Russian reliance on Assad

Syria’s relationship with Russia reaches back to the Soviet era. Russia continues to operate a small naval depot at Tartus on the Mediterranean coast, one of only two warm water facilities for the Russian Navy.

“Currently, the Russians believe that it’s only Assad that can guarantee the survival of Syria as a state,” says Nikolay Kozhanov, a fellow at the Russia and Eurasia program at the London-based Chatham House and nonresident fellow at Carnegie Moscow Center. “And given the difficult situation on the fronts, definitely the increased [military] supplies is one of the measures taken by the Russians to guarantee his survival.”

The Syrian regime has suffered a series of battlefield setbacks this year, losing ground in the north, east, and south. The extremist Islamic State has carved out a huge swathe of territory in the north and east of the country and is inching closer to Damascus. The Syrian military is showing signs of exhaustion after four years of war, and Damascus is increasingly relying on a network of loyalist militias and foreign Shiite fighters from Lebanon, Iraq, and Afghanistan – all supported by Iran, Assad’s other key ally.

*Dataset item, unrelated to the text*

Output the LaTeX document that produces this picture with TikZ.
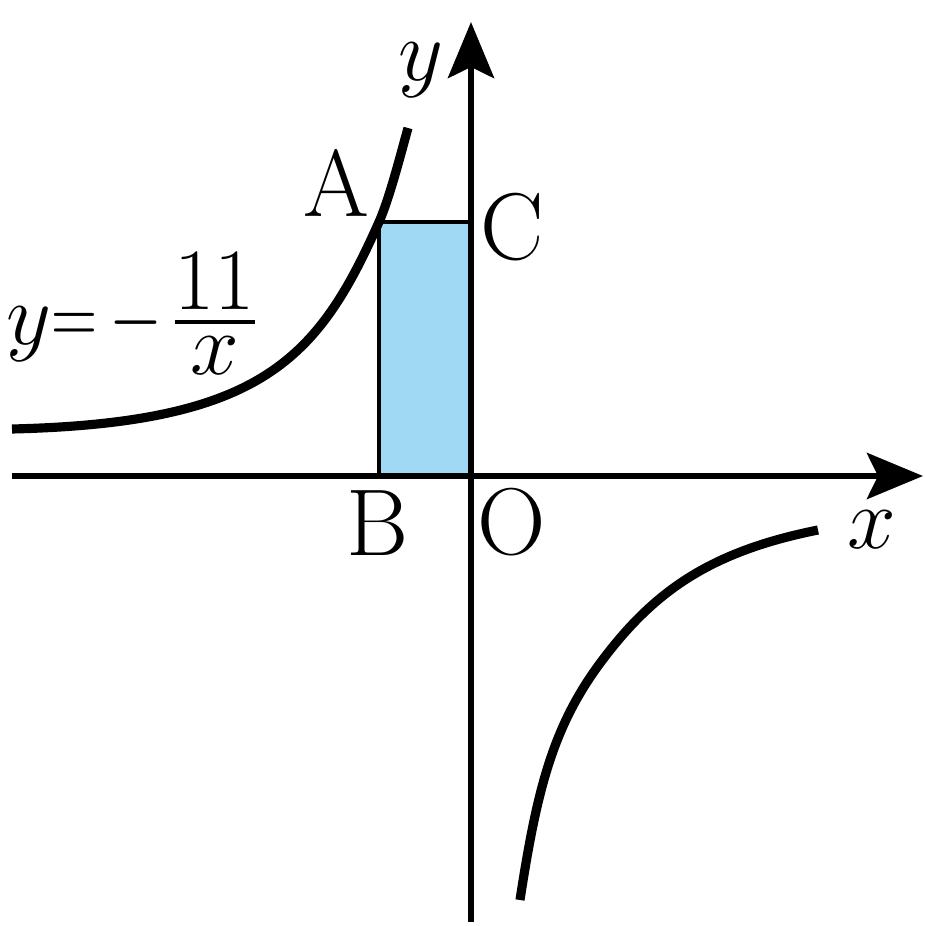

Signs of enhanced Russian military support include Syrian TV footage last week of an advanced Russian armored fighting vehicle, carrying markings and a camouflage pattern not normally found on Syrian Army vehicles, in action against rebel forces in Latakia province. Russian voices in the background are believed to belong to the crew of the vehicle.

Other signs include online pictures of a Russian reconnaissance drone allegedly operating in the skies above Idlib province, and an increase in suspected shipments of Russian weaponry to Syria from the Black Sea to the Mediterranean, according to analysts who track maritime traffic. Russian social media sites have carried numerous photographs of Russian soldiers deployed in Syria, not just at the Tartus naval depot but further afield.

Memory of Afghanistan a constraint

Prefabricated housing units for hundreds of people reportedly have been delivered to a military air base at the Basil al-Assad airport, 12 miles south of Latakia in northwest Syria. Agence France Presse quoted US intelligence officials as saying that at least three Russian aircraft have landed at the airport in recent days, two of them giant Antonov 124 cargo planes.

While the heightened activity points to a greater Russian military commitment to the Assad regime, it remains uncertain if it will lead to a sizeable deployment of Russian combat forces. The bloody Soviet occupation of Afghanistan in the 1980s still resonates in Russia and dims support for foreign military engagements, says Mr. Kozhanov.

“There is a possibility that the Russians would use force, but limited to special operations forces. That’s possible under certain conditions, namely if the situation in Syria continues to deteriorate,” he says.

Still, for now, the US is watching Russia’s moves closely and with unease.

“Key will be how the Russian presence develops,” says White, the former DIA analyst. “Right now, it looks mostly like preparations for expanding Russian facilities … and maybe some force protection.... What comes next is the question.”